Abraço amigo a todos os que contribuíram para a (In)completa 2

quinta-feira, outubro 13, 2011

três Instante: a Lurdes

A Lurdes teve um cancro e, diz ela, foi o senhor padre que me mostrou que não devia desistir de viver. Foi o sorriso do senhor padre que me ajudou a sorrir. Por isso a Lurdes não se queria despedir de mim. E quando se foi despedir, disse-me que não se queria despedir do meu sorriso. E que chorara várias semanas seguidas. E que rezara para que eu não partisse. E que até houve refeições em que não conseguiu comer. Não entendia. Não queria entender. Mas ontem, senhor padre, fiquei mais serena. Ela nem sabe dizer serena. Disse qualquer coisa parecida, mas entendi-a. Os anos na paróquia ajudam a entender o que as pessoas querem dizer, mesmo sem o dizerem. Fiquei mais serena, senhor padre. E sabe porquê? Porque entendi que na paróquia para onde o senhor vai deve haver também muitas outras pessoas que precisam do seu sorriso. Limpou duas lágrimas. Deu-me um beijo suave na mão. Despediu-se. Limpei duas lágrimas. Aconcheguei-lhe a mão que agarrara a minha e, simplesmente, sorri.

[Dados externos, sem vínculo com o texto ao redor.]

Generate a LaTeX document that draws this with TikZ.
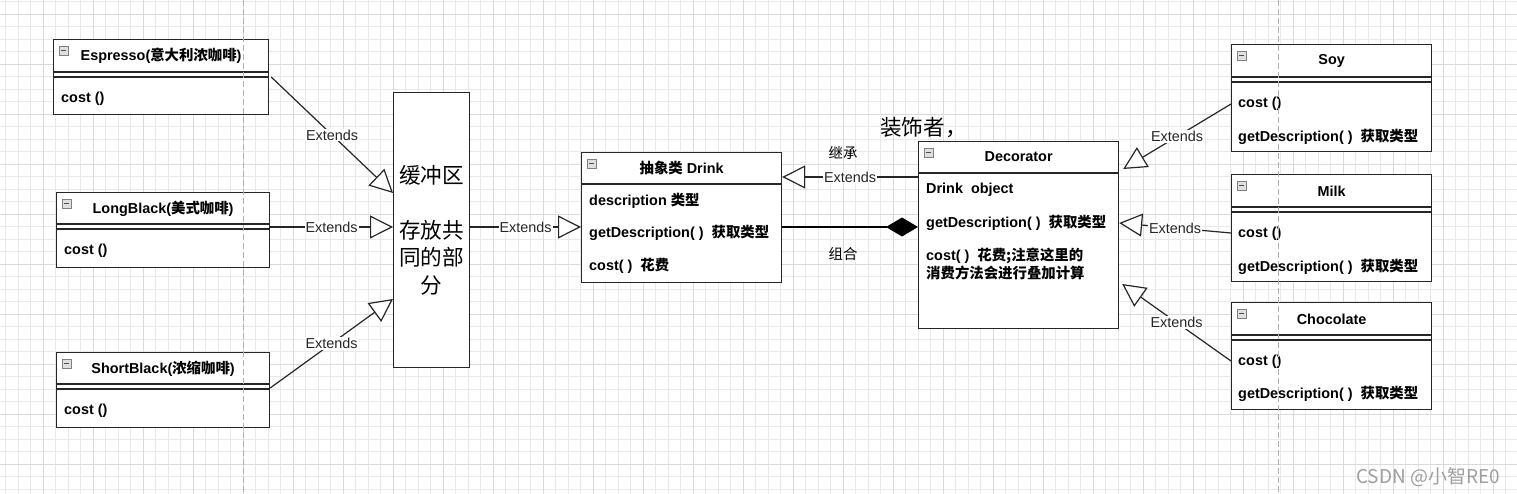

terça-feira, outubro 11, 2011

dois Instante: o João

O João é um petiz de palmo e meio que eu vi nascer e crescer até ser esse petiz que nos entra no coração e não sai. A família é gente boa. Fazem parte da minha gente boa. O João aprendeu com eles a ser bom e quando vai à missa procura discretamente o meu sorriso. Há uns anos, ainda teria uns três, saiu-se com esta para os pais. O Padre é meu amigo. A partir daquela ocasião, tive a certeza que aquele meu paroquiano era meu paroquiano à séria. Os padres devem gostar dos seus paroquianos. Definitivamente, os padres gostam dos seus paroquianos. Eu gosto e gostava. Por isso gostava dos que se chamam João e dos que se chamam Josés ou Manueis ou Marias ou o que seja, desde que sejam meus paroquianos. E todo este meu raciocínio vem à baila, porque apesar de ter deixado de ser pároco de uma série de Josés e Manueis e Marias ou o que seja, eu continuo a gostar deles. Continuo a gostar do João. Este João que, dois dias depois de me ter ouvido anunciar na paróquia que o Senhor precisava de mim noutra missão, a meio do jantar, em sua casa, de forma solene, pediu licença aos pais e ao mano para dizer uma coisa muito importante. Pai, é importante o que eu quero dizer. Diz lá, meu filho, disse o pai do João. Temos de comprar uma casa nova na paróquia X. Abro entre parênteses para dizer que é assim que quero chamar a minha nova paróquia. E continuou o João. Temos de comprar lá uma casa para irmos para ao pé do nosso padre. A mãe contou-me com as lágrimas nos olhos. Eu ouvi com as lágrimas nos olhos. E escrevo com as lágrimas nos olhos. Mas amanhã, quando estiver na paróquia X, vou lembrar-me que há sempre um João em todas as paróquias.